Ни один философский тезис, ни один художественный афоризм, ни одна цитата не покрывают собой содержание динамически развивавшихся мнений и взглядов Куваева.

Когда критик Николай Страхов спросил Льва Толстого, в чём заключается идея «Анны Карениной», то вместо желаемого ответа, расставляющего все точки над «i», получил совет и дальше размышлять над интересующей его проблемой. «Если бы я хотел сказать словами всё то, что имел в виду выразить романом, – написал Страхову Толстой, – то я должен бы был написать роман тот самый, который я написал, сначала…»

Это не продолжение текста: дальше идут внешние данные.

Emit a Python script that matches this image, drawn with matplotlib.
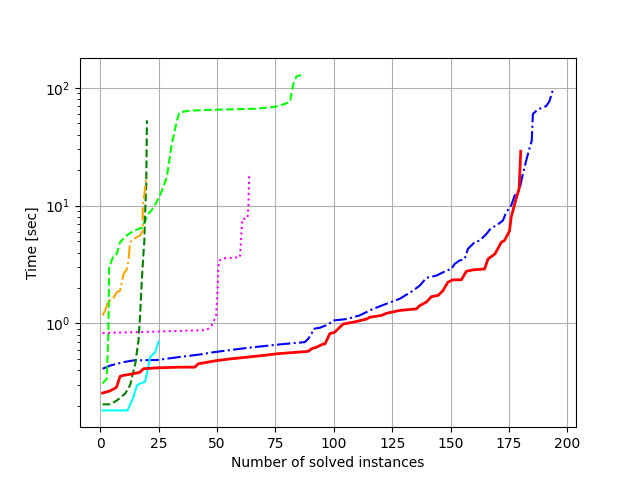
import matplotlib
matplotlib.use('Agg')
import matplotlib.pyplot as plt

# cactus curves: (instance index, time) knots
red_x = [1, 4, 6, 7, 8.5, 10, 14, 17, 18.5, 24, 34, 40.5, 42, 50, 55.5, 70, 75.5, 89, 90.5, 92.6, 95.4, 96.2,
         98.3, 100.4, 104, 108.3, 114, 115.4, 120.4, 122.5, 128.2, 135.3, 136.8, 139.6, 141.8, 144.6, 146.7,
         148.8, 151, 154.6, 156.7, 159.5, 164.5, 166, 169, 171.7, 173, 175.2, 175.9, 177.4, 178.4, 179.3, 180]
red_y = [0.257, 0.267, 0.28, 0.288, 0.356, 0.363, 0.374, 0.386, 0.413, 0.42, 0.426, 0.426, 0.455, 0.485, 0.50,
         0.536, 0.553, 0.58, 0.61, 0.63, 0.67, 0.67, 0.82, 0.845, 0.99, 1.025, 1.09, 1.13, 1.17, 1.22, 1.29,
         1.33, 1.42, 1.52, 1.69, 1.73, 1.9, 2.24, 2.35, 2.35, 2.77, 2.85, 2.9, 3.53, 3.9, 4.9, 5.05, 6.1,
         8.0, 10.3, 12.2, 13.8, 29]

blue_x = [1, 4.3, 10, 14.2, 24.2, 34.2, 42.7, 48.4, 62.7, 77, 87.6, 89, 90.5, 91.2, 94, 97.6, 99.7, 105.4,
          111, 116.8, 122.5, 128.2, 133.9, 136.8, 139.6, 143.9, 148.2, 150.3, 151.7, 153.8, 156, 157.4,
          160.3, 162.4, 165.3, 167.4, 169.5, 172.4, 173.8, 175.9, 177.4, 179.5, 180.9, 182.3, 183.8, 184.7,
          185.2, 187.3, 190.9, 192.3, 194]
blue_y = [0.413, 0.44, 0.47, 0.486, 0.49, 0.52, 0.546, 0.57, 0.62, 0.665, 0.695, 0.74, 0.82, 0.9, 0.92,
          0.98, 1.06, 1.09, 1.17, 1.33, 1.47, 1.62, 1.9, 2.1, 2.44, 2.55, 2.81, 2.9, 3.2, 3.42, 3.53, 4.3,
          4.9, 5.05, 5.75, 6.5, 6.75, 7.5, 8.8, 10.0, 12.2, 13.8, 18.5, 24, 31, 35.5, 60, 65.5, 70, 77, 100]

lime_x = [1, 2.8, 3.5, 3.8, 5.7, 7.1, 8.5, 11.4, 14.2, 17.8, 20.6, 22.8, 25.6, 28.5, 30.6, 32.8, 33.9, 38.5,
          47, 67, 74.8, 79, 81.2, 82.6, 84, 87]
lime_y = [0.31, 0.34, 0.82, 3.0, 3.77, 3.9, 4.9, 5.6, 6.1, 6.5, 8.5, 9.6, 12.2, 17.4, 33, 52.5, 62, 64,
          65, 66.5, 69, 73, 76, 107, 125, 130]

green_x = [1, 4.3, 7.1, 10.7, 12.8, 15, 16.4, 17.1, 17.8, 18.5, 18.9, 19.2, 19.7, 20]
green_y = [0.206, 0.206, 0.222, 0.254, 0.30, 0.455, 0.72, 1.21, 2.3, 3.9, 5.0, 8.5, 15, 53]

orange_x = [1, 2.1, 3.5, 5, 7.1, 8.5, 10, 11.4, 12.1, 12.8, 14.2, 17.1, 18.2, 18.2, 18.9, 19.7, 20]
orange_y = [1.17, 1.29, 1.57, 1.57, 1.84, 1.9, 2.63, 2.9, 3.42, 4.9, 5.2, 5.6, 6.1, 9.6, 12.5, 17.4, 17.6]

cyan_x = [1, 11.7, 14.2, 15.7, 17.1, 19.2, 20.6, 21.4, 23.5, 25]
cyan_y = [0.183, 0.183, 0.237, 0.298, 0.31, 0.32, 0.43, 0.52, 0.57, 0.70]

magenta_x = [1, 38.5, 45.6, 47.7, 48.4, 49.6, 50.1, 50.6, 51, 52.7, 59.8, 60.1, 60.5, 60.8, 63, 63.4, 63.8, 64]
magenta_y = [0.83, 0.87, 0.88, 0.96, 1.03, 1.17, 1.67, 3.0, 3.42, 3.57, 3.65, 4.4, 6.1, 7.7, 7.8, 9.6, 18.5, 19]

fig, ax = plt.subplots(figsize=(6.4, 4.8), dpi=100)
ax.plot(blue_x, blue_y, color='blue', linestyle='-.')
ax.plot(lime_x, lime_y, color='lime', linestyle='--')
ax.plot(green_x, green_y, color='green', linestyle='--')
ax.plot(orange_x, orange_y, color='orange', linestyle='-.')
ax.plot(cyan_x, cyan_y, color='cyan', linestyle='-')
ax.plot(magenta_x, magenta_y, color='magenta', linestyle=':')
ax.plot(red_x, red_y, color='red', linestyle='-', linewidth=2)
ax.set_yscale('log')
ax.grid(True)
ax.set_xlabel('Number of solved instances')
ax.set_ylabel('Time [sec]')
fig.savefig('out.png')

Так же и Куваев на вопрос, в чём заключается идея, которой он руководствовался в жизни, вполне мог бы ответить: «Если бы я хотел подытожить сделанное мною словесной формулой, то должен был бы заново написать все свои тексты».

Поэтому единственный способ извлечь эту формулу – всестороннее изучение куваевского наследия, противящегося прямолинейному и однозначному толкованию. Чем больше альтернативных интерпретаций будет предложено нынешними и будущими куваеведами, тем точнее будет искомый результат.